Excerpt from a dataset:
_____

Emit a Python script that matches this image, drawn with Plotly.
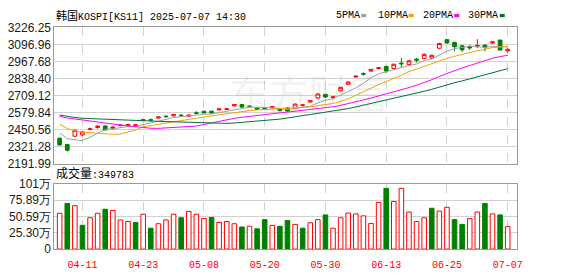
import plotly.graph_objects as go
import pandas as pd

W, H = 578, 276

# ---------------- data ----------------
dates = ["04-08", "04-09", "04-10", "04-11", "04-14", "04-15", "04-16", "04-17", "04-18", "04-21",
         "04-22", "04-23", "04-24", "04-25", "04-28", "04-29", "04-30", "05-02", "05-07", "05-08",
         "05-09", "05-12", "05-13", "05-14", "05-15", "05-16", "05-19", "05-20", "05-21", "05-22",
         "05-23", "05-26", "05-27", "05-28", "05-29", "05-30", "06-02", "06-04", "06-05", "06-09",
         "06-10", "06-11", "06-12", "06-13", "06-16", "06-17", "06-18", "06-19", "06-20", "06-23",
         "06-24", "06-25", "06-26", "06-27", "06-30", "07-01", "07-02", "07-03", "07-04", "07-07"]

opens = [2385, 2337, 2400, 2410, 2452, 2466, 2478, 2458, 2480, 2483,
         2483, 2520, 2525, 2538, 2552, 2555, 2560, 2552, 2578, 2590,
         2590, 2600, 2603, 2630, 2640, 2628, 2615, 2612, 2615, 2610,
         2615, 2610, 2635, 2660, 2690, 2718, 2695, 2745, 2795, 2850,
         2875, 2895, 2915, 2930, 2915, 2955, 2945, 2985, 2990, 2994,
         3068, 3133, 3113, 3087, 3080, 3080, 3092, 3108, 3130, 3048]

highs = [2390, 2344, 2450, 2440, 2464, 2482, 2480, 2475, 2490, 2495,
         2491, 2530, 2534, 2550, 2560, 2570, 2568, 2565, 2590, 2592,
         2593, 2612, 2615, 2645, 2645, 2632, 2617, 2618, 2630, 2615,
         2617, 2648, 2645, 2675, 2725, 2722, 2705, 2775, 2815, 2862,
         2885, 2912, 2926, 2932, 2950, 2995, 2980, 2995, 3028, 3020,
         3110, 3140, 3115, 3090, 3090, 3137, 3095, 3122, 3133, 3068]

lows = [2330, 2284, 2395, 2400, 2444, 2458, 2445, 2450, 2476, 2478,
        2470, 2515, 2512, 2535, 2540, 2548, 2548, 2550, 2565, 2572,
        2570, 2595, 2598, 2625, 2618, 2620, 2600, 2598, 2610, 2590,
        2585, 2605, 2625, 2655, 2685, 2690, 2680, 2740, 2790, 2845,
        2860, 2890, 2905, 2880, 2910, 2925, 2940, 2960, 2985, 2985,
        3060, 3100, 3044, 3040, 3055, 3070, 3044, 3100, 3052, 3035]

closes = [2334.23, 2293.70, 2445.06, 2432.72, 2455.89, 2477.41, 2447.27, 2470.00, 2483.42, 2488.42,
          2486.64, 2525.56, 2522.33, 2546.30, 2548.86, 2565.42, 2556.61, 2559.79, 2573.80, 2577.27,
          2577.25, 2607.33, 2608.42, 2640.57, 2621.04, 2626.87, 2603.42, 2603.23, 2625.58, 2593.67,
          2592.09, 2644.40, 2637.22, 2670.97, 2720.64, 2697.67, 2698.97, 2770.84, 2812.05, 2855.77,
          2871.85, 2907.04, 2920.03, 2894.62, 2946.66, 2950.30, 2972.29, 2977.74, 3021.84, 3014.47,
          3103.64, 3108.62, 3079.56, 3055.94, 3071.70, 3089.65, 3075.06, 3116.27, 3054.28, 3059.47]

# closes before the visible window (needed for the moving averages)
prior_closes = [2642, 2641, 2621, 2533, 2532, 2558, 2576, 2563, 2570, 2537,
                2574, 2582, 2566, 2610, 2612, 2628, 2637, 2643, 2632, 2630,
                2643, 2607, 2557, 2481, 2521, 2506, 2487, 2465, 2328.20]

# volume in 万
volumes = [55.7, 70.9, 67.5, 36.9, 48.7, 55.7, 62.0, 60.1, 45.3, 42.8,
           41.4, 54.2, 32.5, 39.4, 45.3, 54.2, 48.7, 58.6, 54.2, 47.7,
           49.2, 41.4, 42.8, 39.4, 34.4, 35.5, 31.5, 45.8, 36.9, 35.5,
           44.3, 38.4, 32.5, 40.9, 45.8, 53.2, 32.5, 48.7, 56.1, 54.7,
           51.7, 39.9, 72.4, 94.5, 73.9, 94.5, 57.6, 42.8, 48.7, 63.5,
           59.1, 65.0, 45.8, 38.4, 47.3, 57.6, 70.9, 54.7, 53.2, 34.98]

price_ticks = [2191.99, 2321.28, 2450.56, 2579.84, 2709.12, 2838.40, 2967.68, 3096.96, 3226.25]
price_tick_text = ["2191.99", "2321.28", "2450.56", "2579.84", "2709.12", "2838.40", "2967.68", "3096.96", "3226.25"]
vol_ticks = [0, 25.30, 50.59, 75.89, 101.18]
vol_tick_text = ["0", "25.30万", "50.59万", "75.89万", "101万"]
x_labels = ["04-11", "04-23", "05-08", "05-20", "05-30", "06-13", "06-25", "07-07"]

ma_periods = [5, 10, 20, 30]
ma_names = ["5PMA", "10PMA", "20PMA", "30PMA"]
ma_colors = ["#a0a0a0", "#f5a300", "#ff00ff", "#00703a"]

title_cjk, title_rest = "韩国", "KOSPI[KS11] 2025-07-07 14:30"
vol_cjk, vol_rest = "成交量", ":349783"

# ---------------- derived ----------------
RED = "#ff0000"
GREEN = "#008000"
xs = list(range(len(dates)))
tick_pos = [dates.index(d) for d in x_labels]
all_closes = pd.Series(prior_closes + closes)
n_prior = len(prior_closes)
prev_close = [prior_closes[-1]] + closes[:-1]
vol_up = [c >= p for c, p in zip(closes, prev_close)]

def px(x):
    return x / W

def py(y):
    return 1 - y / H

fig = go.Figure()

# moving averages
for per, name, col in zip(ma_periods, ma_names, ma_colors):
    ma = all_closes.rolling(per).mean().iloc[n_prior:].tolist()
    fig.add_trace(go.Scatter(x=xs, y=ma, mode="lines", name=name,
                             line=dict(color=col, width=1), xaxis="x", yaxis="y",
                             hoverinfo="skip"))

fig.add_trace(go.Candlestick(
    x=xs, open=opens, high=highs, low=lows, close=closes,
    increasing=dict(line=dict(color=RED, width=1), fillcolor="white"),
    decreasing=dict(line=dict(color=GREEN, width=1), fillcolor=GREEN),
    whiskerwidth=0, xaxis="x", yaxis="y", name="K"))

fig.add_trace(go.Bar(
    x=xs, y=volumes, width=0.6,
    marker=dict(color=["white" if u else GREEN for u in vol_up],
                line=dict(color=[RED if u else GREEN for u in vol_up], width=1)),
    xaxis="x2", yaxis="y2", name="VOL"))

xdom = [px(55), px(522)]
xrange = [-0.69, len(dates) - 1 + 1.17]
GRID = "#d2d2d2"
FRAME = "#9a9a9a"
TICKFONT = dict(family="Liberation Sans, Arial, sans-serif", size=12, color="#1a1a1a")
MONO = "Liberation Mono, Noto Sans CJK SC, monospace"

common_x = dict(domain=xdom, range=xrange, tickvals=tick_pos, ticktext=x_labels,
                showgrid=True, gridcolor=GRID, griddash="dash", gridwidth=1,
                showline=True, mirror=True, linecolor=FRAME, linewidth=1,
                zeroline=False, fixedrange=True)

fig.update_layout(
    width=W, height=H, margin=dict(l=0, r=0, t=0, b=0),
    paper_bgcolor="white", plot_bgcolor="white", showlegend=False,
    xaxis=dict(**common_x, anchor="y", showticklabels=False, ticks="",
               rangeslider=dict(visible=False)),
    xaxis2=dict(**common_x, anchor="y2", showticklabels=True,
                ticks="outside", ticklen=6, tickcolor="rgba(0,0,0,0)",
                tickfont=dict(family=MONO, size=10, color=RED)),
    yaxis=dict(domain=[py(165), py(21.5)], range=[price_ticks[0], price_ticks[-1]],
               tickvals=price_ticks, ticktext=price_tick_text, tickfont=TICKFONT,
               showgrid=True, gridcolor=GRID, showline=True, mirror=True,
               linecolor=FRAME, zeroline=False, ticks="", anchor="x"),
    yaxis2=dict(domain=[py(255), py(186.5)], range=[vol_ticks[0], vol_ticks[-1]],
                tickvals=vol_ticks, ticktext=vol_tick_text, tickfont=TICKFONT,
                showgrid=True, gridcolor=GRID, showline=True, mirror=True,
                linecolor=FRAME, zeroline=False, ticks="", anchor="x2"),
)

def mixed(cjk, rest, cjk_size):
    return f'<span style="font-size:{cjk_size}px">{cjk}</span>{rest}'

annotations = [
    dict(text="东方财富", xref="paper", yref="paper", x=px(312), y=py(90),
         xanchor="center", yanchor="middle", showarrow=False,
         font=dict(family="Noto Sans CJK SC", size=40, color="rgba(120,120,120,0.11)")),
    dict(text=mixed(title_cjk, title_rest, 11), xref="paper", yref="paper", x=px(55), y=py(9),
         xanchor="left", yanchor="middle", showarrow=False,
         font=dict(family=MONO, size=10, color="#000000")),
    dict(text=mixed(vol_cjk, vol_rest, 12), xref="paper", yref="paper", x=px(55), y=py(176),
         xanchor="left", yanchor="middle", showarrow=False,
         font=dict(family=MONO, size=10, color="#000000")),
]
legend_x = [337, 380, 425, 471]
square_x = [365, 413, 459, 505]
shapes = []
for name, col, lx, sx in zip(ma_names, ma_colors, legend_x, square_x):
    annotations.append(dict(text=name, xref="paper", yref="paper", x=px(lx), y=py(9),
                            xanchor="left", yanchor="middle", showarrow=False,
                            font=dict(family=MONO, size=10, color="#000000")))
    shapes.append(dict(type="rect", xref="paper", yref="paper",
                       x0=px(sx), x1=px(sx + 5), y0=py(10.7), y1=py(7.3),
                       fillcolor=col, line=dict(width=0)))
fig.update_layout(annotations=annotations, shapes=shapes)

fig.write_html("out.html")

_____

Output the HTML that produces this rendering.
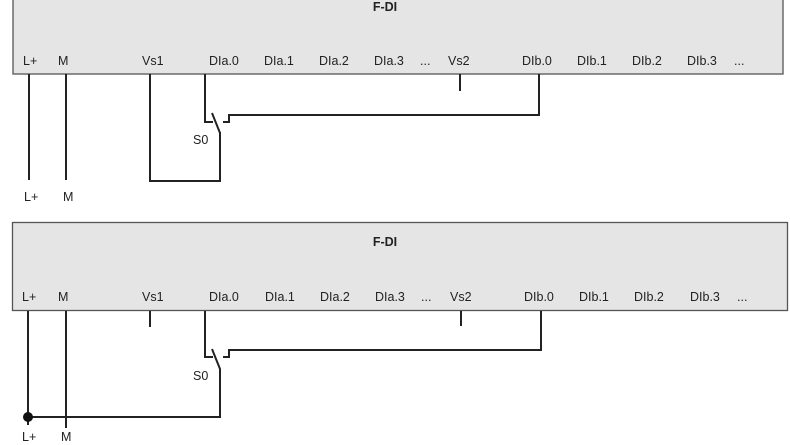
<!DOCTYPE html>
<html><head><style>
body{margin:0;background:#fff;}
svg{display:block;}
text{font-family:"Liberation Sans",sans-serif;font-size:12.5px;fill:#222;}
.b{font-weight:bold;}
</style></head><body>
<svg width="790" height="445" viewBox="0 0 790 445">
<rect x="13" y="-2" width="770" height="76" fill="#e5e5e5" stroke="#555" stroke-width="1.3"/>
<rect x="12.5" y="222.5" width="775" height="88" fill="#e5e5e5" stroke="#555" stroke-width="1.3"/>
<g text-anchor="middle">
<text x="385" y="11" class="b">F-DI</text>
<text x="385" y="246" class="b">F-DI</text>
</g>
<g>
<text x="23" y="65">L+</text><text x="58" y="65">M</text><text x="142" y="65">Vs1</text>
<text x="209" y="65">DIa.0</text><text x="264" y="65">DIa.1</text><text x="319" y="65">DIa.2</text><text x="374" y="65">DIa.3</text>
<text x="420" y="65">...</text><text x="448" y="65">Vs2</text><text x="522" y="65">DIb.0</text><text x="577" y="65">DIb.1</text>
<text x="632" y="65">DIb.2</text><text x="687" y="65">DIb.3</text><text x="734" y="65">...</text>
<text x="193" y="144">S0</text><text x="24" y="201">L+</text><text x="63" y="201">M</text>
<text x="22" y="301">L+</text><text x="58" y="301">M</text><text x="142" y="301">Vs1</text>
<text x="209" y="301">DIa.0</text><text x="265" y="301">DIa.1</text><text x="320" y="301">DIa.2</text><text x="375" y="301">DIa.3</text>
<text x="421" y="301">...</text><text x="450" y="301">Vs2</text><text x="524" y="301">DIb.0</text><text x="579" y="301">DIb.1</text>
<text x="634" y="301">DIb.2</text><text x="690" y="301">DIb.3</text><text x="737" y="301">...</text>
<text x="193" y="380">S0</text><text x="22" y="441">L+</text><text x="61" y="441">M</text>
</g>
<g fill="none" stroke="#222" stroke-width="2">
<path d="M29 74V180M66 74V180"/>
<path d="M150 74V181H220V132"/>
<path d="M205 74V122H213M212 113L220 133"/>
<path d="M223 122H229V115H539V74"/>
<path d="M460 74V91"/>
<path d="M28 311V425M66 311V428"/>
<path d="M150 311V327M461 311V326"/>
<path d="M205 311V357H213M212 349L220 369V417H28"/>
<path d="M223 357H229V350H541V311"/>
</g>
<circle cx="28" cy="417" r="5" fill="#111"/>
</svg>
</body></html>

_____

In the listing above, find the line with "Emit a Python" and the line with "W, H = 578, 276". Copy both of them and every line between, exactly, but not the pictures.

Emit a Python script that matches this image, drawn with Plotly.
import plotly.graph_objects as go
import pandas as pd

W, H = 578, 276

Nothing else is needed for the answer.